Élu à l'Académie française le 24 octobre 1946 au fauteuil de Joseph de Pesquidoux, devenu secrétaire perpétuel de l'illustre compagnie en 1958, cet écrivain qu'admirait le général de Gaulle a été pétrifié par la gloire. Bernard Maris, dans L'Homme dans la guerre : Maurice Genevoix face à Ernst Jünger (Grasset, 2013) et Michel Bernard, dans la préface qu'il a rédigée pour une nouvelle édition de Ceux de 14 reprise en poche (Flammarion «GF»), se sont élevés contre cette injustice. Maurice Genevoix n'est pas un «écrivain pour mulots» comme l'a méchamment écrit Dominique de Roux. On peut relire Les Croix de bois de Roland Dorgelès, Le Feu d'Henri Barbusse, À l'ouest, rien de nouveau de Erich Maria Remarque, La Main coupée de Blaise Cendrars et faire toutes les comparaisons qu'on voudra: Ceux de 14 est le plus grand livre qu'ait inspiré la guerre.

Dans ce texte, Maurice Genevoix se révèle un témoin capital et un immense écrivain de langue française.

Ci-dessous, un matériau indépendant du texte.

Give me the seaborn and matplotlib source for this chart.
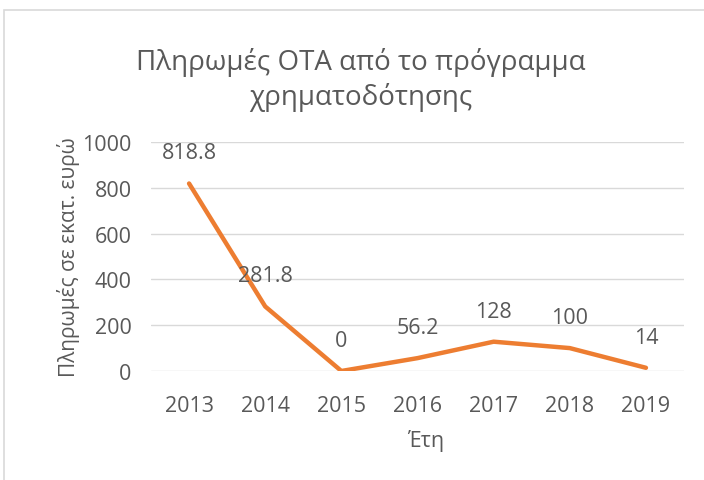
import matplotlib
matplotlib.use("Agg")
import matplotlib.pyplot as plt
import seaborn as sns
import pandas as pd
from matplotlib.patches import Rectangle

years = ["2013", "2014", "2015", "2016", "2017", "2018", "2019"]
payments = [818.8, 281.8, 0, 56.2, 128, 100, 14]
labels = ["818.8", "281.8", "0", "56.2", "128", "100", "14"]
yticks = [0, 200, 400, 600, 800, 1000]

sns.set_theme(style="white")
plt.rcParams['font.family'] = ['Open Sans', 'DejaVu Sans']

df = pd.DataFrame({"year": years, "value": payments})
txt = "#595959"
fs = 15.5

fig = plt.figure(figsize=(7.04, 4.81), dpi=100)
ax = fig.add_axes([151/704, 1-372/481, (684-151)/704, (372-143)/481])

sns.lineplot(data=df, x="year", y="value", ax=ax, color="#ED7D31",
             linewidth=3.2, sort=False, solid_capstyle="round")

ax.set_ylim(0, 1000)
ax.set_xlim(-0.5, len(years) - 0.5)
ax.set_yticks(yticks)
ax.set_yticklabels([str(t) for t in yticks])
for t in yticks:
    ax.axhline(t, color="#D9D9D9", linewidth=1.0, zorder=0)
for s in ax.spines.values():
    s.set_visible(False)
ax.tick_params(axis="both", length=0, labelsize=fs, colors=txt)
ax.tick_params(axis="x", pad=17)
ax.tick_params(axis="y", pad=14)

for i, (v, lab) in enumerate(zip(payments, labels)):
    ax.annotate(lab, (i, v), xytext=(0, 22), textcoords="offset points",
                ha="center", va="center", fontsize=fs, color=txt)

ax.set_xlabel("")
ax.set_ylabel("")
fig.text(426/704, 1-441/481, "Έτη", ha="center", va="center",
         fontsize=fs, color=txt)
fig.text(68/704, 1-257/481, "Πληρωμές σε εκατ. ευρώ", ha="center",
         va="center", rotation=90, fontsize=15, color=txt)

fig.text(361/704, 1-80/481, "Πληρωμές ΟΤΑ από το πρόγραμμα\nχρηματοδότησης",
         ha="center", va="center", fontsize=20, color=txt, linespacing=1.25)

fig.patches.append(Rectangle((4/704, -0.1), 1.2, 1 - 11/481 + 0.1,
                             transform=fig.transFigure, fill=False,
                             edgecolor="#D9D9D9", linewidth=1.2))

fig.savefig("out.png", dpi=100, facecolor="white")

Le dépouillement de Ceux de 14, sa majesté de marbre, lui confèrent une dimension hiératique, antique, tragique. Une mesure qui autorise à penser que ce récit incomparable est à la Grande Guerre ce que les Helléniquesde Xénophon sont à la guerre du Péloponnèse et les Commentaires de César à la guerre des Gaules. Une acquisition «pour toujours» comme dit Thucydide. Un trésor pour les générations à venir.